Several years ago when the Order of the Holy Cross was preparing to choose a new Superior, we invited Martin Smith, a former Superior of the Society of St. John the Evangelist, to address us. In the course of his remarks to our ambivalence about the office of Superior, Martin made the significant and enigmatic statement that the Superior was the person who enabled the Wisdom event to occur in the community. When I later questioned him for clarification, he explained that the Superior gathers the community for consultation. His key responsibility is to elicit what the Quakers would call ‘the mind of the meeting,’ a discernment to be accompanied by silence as well as care to tease out the views of the less vociferous.

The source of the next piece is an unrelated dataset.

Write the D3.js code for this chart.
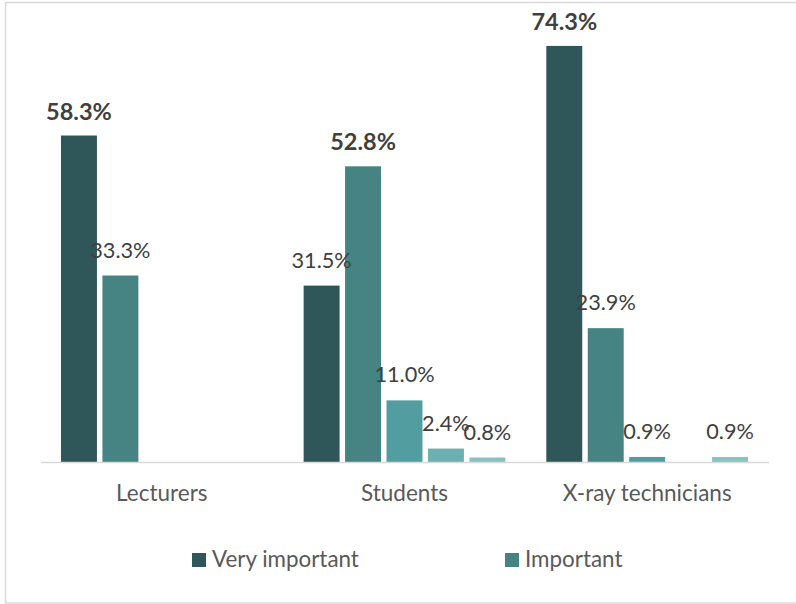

The circular arrangement of the community is important in this. To understand its power as a collaborative conversation model and the kinds of insights that can pour into the group process, it helps to understand that when we circle up in a ring of chairs, we are activating an archetype. Archetypal energy tends to made our experience seem bigger, brighter or darker; our words take on shades of meaning, and our dialogue, decisions, and actions take on added significance. Part of the attraction to circle process is the way archetypal energy can magnify issues among the group and help transform them. Those who have experienced this have referred to the archetypal energy as ‘the magic of circle’ that occurs when the best - or sometimes the worst - comes out of us and we find ourselves capable of responding with a creativity, innovation, problem-solving and visioning that astound us. Others talk about the circle as an experience of synergy, as being able to tap into something they didn’t know was in them and could not have predicted as a possible outcome at the start of a circle meeting. Such is the occurrence of the Wisdom Event in a community, Part Four, Expansion of the Community of Faith.
This four-part development would seem to underscore something several of us noted in our Saturday Bible Sharing session yesterday, and that is the demise of the cowboy way, or put differently, the requirement for the gifted person to be backed by a communal chorus.